ジョージ・オーウェル作品のページ


George Orwell 1903〜50年 イギリスの作家。本名:エリック・アーサー・ブレア。インドで生まれ、イギリスのイートン校卒、 インド帝国警察勤務。1922年から5年間ビルマにて勤務後退職、イギリスへ戻り文筆生活へ。「動物農場」「1984年」が有名。


1.パリ・ロンドン放浪記

2.カタロニア讃歌

 


 

1.

●「パリ・ロンドン放浪記」● ★★★
 
原題:“Down and Out in Paris and London(1933)”

  

 
1933年発表

1989年04月
岩波文庫刊

  
1995/04/23

 

amazon.co.jp

まさに良書!、と言うに尽きる一冊です。
本書を読んで、ジョージ・オーウェルという作家あるいは文明評論家を再評価する気持ちになりました。
本書は、オーウェル自身の実体験を元にしたルポタージュ。

パリでの窮乏生活。元ウェイターのボリスと共に職探しに歩き回り、遂にはホテルレストランの皿洗いという底辺と言うべき労働者階級の生活にどっぷりと漬かる。その中では、レストランの従業員のランクを元にした文明批評を試みています。
ロンドンに帰ってからは、更に落ちた浮浪者並みの生活を送る。安宿、救貧院、浮浪者収容所、遂には救世軍にまで至ります。
現実問題として、こうしたルポタージュを実体験に基づいて書ける人間などきわめて稀でしょう。そうした極貧生活に耐えられないか、または文才が無いか。

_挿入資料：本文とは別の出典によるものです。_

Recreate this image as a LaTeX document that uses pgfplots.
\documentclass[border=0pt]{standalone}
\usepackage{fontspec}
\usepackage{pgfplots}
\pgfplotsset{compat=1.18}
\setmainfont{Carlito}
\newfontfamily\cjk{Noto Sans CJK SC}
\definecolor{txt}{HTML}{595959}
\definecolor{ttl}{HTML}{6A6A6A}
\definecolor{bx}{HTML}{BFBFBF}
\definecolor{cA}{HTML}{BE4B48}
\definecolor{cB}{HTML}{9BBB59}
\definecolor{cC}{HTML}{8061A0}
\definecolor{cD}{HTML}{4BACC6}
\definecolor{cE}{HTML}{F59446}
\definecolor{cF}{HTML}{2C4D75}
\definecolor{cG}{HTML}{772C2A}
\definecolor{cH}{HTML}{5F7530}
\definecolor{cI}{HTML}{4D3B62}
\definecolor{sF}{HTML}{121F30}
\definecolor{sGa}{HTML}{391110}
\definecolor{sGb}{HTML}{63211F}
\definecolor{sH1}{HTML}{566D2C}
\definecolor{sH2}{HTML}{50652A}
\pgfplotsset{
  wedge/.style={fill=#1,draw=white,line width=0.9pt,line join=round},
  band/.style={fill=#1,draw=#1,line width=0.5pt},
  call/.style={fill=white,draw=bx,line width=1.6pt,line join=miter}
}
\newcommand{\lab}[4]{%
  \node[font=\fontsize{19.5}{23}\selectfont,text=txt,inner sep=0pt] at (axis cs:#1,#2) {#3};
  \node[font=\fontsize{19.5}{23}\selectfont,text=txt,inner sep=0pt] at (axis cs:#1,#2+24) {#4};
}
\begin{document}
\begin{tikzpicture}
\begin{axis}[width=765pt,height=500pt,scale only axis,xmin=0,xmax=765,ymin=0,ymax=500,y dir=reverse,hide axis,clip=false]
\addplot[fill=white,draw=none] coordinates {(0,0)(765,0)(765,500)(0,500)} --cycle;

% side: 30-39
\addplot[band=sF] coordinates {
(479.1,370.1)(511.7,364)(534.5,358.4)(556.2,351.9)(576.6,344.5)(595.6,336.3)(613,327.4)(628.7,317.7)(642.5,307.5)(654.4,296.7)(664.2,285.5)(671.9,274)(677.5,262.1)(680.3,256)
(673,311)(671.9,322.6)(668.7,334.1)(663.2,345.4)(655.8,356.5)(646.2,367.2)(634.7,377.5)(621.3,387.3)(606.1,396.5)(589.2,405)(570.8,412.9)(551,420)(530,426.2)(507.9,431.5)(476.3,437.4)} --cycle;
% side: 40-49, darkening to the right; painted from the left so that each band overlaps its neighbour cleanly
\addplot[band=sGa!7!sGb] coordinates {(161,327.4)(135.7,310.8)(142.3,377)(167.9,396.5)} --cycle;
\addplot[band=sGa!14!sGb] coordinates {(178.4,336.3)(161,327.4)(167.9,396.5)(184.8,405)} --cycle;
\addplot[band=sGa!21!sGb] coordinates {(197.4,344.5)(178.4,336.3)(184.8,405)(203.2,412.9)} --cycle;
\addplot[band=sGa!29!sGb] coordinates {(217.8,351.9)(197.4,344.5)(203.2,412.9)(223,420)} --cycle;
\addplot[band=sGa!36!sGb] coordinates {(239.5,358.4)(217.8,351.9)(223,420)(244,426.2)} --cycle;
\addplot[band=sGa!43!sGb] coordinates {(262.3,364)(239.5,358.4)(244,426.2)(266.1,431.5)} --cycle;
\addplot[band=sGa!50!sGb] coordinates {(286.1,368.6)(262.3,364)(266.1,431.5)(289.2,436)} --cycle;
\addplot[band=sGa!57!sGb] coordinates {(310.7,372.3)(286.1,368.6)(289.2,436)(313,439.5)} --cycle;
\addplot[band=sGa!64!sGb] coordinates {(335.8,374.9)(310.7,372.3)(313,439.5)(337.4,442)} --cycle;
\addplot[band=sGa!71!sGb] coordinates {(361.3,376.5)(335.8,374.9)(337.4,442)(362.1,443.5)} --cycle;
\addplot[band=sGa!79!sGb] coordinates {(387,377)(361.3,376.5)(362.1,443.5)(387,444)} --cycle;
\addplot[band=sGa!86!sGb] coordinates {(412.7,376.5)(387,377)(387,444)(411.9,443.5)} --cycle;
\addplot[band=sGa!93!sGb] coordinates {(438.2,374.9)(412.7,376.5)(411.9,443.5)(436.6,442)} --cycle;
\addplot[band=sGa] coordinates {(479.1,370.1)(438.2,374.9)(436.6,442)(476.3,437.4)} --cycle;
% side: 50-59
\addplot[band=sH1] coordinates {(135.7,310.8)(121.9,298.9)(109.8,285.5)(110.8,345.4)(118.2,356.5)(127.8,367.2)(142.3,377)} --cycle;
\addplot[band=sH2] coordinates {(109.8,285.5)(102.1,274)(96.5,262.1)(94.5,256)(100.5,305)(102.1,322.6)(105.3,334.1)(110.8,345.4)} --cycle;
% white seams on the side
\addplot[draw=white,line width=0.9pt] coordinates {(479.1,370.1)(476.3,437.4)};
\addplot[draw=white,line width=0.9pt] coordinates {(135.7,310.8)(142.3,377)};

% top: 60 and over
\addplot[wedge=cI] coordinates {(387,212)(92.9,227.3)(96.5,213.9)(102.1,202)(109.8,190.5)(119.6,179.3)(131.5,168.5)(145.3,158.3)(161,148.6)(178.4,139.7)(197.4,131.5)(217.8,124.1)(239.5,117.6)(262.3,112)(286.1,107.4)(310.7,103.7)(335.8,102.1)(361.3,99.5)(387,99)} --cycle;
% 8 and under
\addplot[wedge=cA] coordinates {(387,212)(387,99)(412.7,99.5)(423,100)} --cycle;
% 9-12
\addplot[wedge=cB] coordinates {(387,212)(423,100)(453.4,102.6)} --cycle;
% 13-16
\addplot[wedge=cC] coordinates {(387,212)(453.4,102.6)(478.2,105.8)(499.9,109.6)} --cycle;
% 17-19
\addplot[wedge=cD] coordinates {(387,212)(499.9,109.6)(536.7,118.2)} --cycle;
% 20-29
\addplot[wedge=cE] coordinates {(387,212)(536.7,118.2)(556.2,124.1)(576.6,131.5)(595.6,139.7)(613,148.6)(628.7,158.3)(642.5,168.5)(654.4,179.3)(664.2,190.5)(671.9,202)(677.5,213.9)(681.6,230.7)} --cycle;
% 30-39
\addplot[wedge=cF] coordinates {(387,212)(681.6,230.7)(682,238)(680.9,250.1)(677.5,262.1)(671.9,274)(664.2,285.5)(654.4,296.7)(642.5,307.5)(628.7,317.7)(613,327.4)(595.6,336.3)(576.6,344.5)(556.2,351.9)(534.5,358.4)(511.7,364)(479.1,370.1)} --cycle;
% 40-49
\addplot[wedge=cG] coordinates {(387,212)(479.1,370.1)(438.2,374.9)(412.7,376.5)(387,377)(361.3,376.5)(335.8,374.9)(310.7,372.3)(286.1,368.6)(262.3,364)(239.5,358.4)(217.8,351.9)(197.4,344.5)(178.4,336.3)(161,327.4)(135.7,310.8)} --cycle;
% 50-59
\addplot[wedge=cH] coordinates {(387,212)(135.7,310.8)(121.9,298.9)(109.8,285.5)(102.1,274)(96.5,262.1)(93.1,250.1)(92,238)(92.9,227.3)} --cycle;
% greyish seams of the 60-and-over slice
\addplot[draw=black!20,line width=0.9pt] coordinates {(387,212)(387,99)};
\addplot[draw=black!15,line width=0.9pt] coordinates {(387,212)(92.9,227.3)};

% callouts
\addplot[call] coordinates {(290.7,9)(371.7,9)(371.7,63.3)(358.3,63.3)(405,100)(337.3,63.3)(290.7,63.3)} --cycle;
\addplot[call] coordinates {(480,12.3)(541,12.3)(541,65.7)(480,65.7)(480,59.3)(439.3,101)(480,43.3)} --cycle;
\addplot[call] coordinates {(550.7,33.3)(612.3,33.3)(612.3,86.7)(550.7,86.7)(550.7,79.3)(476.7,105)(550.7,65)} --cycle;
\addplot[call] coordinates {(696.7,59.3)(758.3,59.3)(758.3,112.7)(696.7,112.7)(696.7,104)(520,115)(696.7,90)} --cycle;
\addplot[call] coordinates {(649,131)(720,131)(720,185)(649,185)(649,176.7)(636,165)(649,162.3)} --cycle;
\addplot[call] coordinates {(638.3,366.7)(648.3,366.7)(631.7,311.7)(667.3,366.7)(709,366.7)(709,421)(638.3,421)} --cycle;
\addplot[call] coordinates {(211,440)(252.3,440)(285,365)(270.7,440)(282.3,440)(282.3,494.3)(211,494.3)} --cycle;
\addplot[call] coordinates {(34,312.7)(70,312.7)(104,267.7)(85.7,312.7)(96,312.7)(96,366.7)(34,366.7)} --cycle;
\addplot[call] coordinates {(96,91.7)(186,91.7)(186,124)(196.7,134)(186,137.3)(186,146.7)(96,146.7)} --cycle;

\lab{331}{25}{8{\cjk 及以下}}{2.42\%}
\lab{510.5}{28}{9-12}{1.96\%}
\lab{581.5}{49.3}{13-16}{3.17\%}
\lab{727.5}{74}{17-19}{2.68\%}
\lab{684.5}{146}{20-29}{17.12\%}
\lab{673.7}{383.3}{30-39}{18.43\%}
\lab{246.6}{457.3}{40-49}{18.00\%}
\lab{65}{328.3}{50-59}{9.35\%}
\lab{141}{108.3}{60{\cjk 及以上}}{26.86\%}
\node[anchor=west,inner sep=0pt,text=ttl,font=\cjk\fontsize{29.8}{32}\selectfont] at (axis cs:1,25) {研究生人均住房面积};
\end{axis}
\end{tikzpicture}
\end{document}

本書はオーウェルにとって処女作ですが、大きな価値ある一冊です。何より偉ぶっていないところに好感が持てます。本書中で、著者は周囲の人間と全く変わるところはありません。唯一異なるところと言えば、事実を事実としてはっきりつかむことのできる確かな眼、そして確かな文才です。
1ヵ月という時間をかけて読んだ割には、まるでそんな気がしないほど充実感を味わえた一冊でした。
なお、パリの部分は小説の要素が濃く、ロンドンの部分は社会観察の要素が濃い、と感じられました。

 

2.

●「カタロニア讃歌」● ★★

 

1938年発表

 
1992年05月
岩波文庫刊

 

1995/06/18

オーウェルが、POUM(マルクス主義統一労働者党)の民兵として、スペイン戦争に参加した時 のルポタージュ。
自ら兵士として参加したという生の現実感と、オーウェルの自在な視点が感じられて、好著と言える一冊です。

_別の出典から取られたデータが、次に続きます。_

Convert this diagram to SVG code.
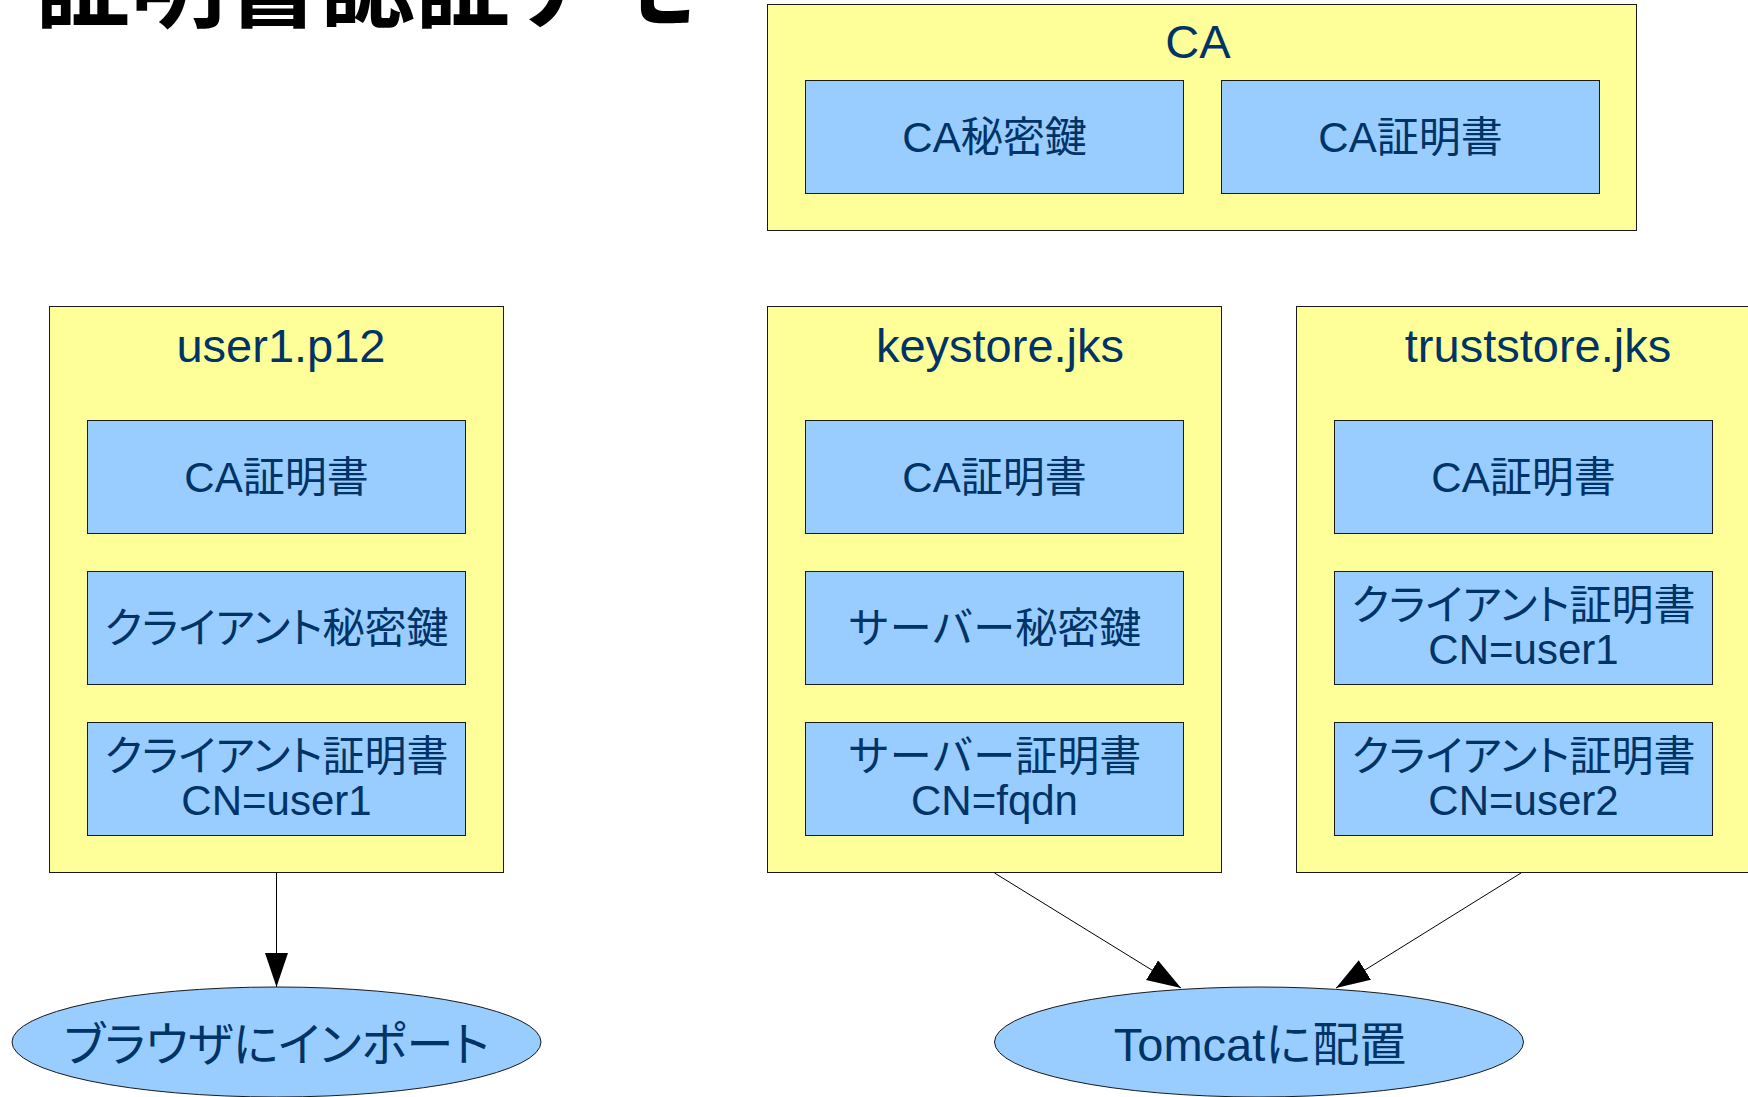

オーウェルは、人民は全く平等であるという思想に共鳴してこの戦争に参加します。参加した当時、お互いに“同志”であり、街中においても軍においても平等ということが、何よりも徹底浸透しています。その辺りが貴重。
また他方においては、この戦争には可笑しさがあります。ろくに銃もないというのに、皆奇妙に明るい。戦争で一番困ったこと、一番欲しかったことが、タバコというのも奇妙な現実です。
この戦争に参加したことにどんな意味があったのか。その体験の価値を表しているのが、このルポタージュだと言えます。一時、皆が意識の上だけでも平等になったということは、素晴らしいことです。しかし、同時に、それは決して長続きしないことだったのでしょう。
このルポ中、幾つかオーウェルが記した気の効いた文章に出会います。
「これは戦争などではない。時々死人の出るコミック・オペラだ」等々。そして、圧巻はオーウェル自身が撃たれた場面。克明で臨場感に溢れていて、そのくせ、その場における愉快な医者とのやり取りが可笑しい。
戦争という一般のイメージとかけ離れた戦争の現場が、この一冊の中には描かれています。